#### What the task asks
Write out all the lines again, precisely as they stand, but without the images.

#### Input material

* * * * *

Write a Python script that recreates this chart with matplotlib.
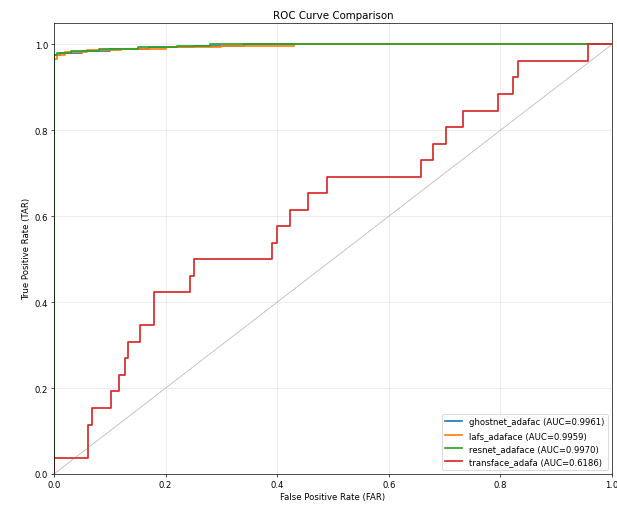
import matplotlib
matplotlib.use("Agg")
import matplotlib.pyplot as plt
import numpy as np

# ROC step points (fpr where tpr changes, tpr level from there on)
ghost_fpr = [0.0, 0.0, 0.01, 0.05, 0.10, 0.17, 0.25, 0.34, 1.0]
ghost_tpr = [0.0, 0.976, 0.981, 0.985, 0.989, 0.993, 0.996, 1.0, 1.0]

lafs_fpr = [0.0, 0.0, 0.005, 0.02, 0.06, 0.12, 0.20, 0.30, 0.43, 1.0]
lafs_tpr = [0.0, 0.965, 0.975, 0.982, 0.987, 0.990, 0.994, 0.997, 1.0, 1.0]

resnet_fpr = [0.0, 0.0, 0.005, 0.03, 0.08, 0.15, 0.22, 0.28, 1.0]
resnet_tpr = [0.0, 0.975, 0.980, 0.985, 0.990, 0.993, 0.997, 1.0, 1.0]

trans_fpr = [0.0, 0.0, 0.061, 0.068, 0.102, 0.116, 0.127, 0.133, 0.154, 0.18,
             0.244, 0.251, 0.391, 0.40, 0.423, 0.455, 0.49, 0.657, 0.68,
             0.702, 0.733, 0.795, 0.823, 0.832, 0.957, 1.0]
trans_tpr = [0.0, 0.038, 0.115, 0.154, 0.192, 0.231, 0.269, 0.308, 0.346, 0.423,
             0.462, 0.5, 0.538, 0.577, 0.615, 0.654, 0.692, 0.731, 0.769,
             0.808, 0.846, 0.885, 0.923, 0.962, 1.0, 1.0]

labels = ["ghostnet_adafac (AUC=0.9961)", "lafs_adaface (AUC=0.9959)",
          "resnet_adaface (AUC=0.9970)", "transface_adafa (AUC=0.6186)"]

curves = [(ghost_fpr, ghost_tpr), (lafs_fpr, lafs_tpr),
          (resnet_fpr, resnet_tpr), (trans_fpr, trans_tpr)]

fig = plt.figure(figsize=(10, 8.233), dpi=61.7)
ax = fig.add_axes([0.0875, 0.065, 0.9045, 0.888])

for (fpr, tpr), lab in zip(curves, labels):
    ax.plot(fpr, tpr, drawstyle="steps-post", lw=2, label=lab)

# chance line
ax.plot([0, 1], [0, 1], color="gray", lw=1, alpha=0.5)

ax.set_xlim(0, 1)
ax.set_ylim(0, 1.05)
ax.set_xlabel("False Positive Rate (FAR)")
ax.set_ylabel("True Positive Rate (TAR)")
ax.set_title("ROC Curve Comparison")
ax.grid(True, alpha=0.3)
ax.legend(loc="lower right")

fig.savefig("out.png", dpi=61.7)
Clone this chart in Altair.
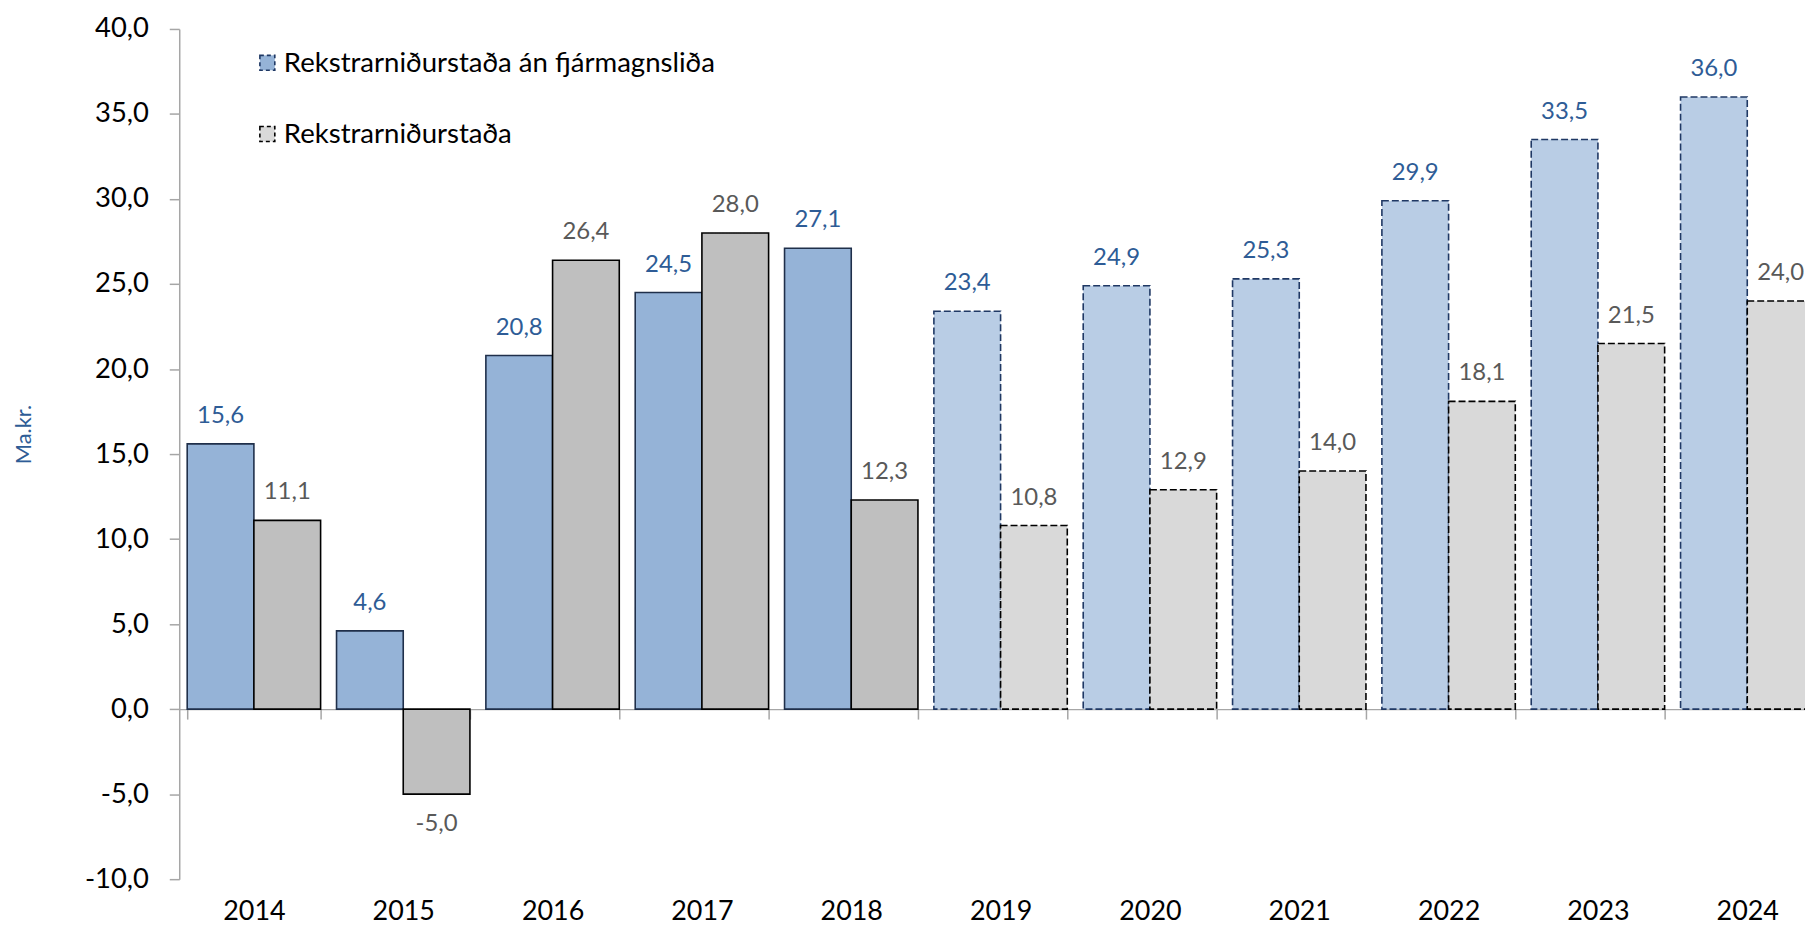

* * * * *

#### Solution to the problem
Write a Python script that recreates this chart with matplotlib.
import matplotlib
matplotlib.use("Agg")
import matplotlib.pyplot as plt
import numpy as np

# ROC step points (fpr where tpr changes, tpr level from there on)
ghost_fpr = [0.0, 0.0, 0.01, 0.05, 0.10, 0.17, 0.25, 0.34, 1.0]
ghost_tpr = [0.0, 0.976, 0.981, 0.985, 0.989, 0.993, 0.996, 1.0, 1.0]

lafs_fpr = [0.0, 0.0, 0.005, 0.02, 0.06, 0.12, 0.20, 0.30, 0.43, 1.0]
lafs_tpr = [0.0, 0.965, 0.975, 0.982, 0.987, 0.990, 0.994, 0.997, 1.0, 1.0]

resnet_fpr = [0.0, 0.0, 0.005, 0.03, 0.08, 0.15, 0.22, 0.28, 1.0]
resnet_tpr = [0.0, 0.975, 0.980, 0.985, 0.990, 0.993, 0.997, 1.0, 1.0]

trans_fpr = [0.0, 0.0, 0.061, 0.068, 0.102, 0.116, 0.127, 0.133, 0.154, 0.18,
             0.244, 0.251, 0.391, 0.40, 0.423, 0.455, 0.49, 0.657, 0.68,
             0.702, 0.733, 0.795, 0.823, 0.832, 0.957, 1.0]
trans_tpr = [0.0, 0.038, 0.115, 0.154, 0.192, 0.231, 0.269, 0.308, 0.346, 0.423,
             0.462, 0.5, 0.538, 0.577, 0.615, 0.654, 0.692, 0.731, 0.769,
             0.808, 0.846, 0.885, 0.923, 0.962, 1.0, 1.0]

labels = ["ghostnet_adafac (AUC=0.9961)", "lafs_adaface (AUC=0.9959)",
          "resnet_adaface (AUC=0.9970)", "transface_adafa (AUC=0.6186)"]

curves = [(ghost_fpr, ghost_tpr), (lafs_fpr, lafs_tpr),
          (resnet_fpr, resnet_tpr), (trans_fpr, trans_tpr)]

fig = plt.figure(figsize=(10, 8.233), dpi=61.7)
ax = fig.add_axes([0.0875, 0.065, 0.9045, 0.888])

for (fpr, tpr), lab in zip(curves, labels):
    ax.plot(fpr, tpr, drawstyle="steps-post", lw=2, label=lab)

# chance line
ax.plot([0, 1], [0, 1], color="gray", lw=1, alpha=0.5)

ax.set_xlim(0, 1)
ax.set_ylim(0, 1.05)
ax.set_xlabel("False Positive Rate (FAR)")
ax.set_ylabel("True Positive Rate (TAR)")
ax.set_title("ROC Curve Comparison")
ax.grid(True, alpha=0.3)
ax.legend(loc="lower right")

fig.savefig("out.png", dpi=61.7)
Clone this chart in Altair.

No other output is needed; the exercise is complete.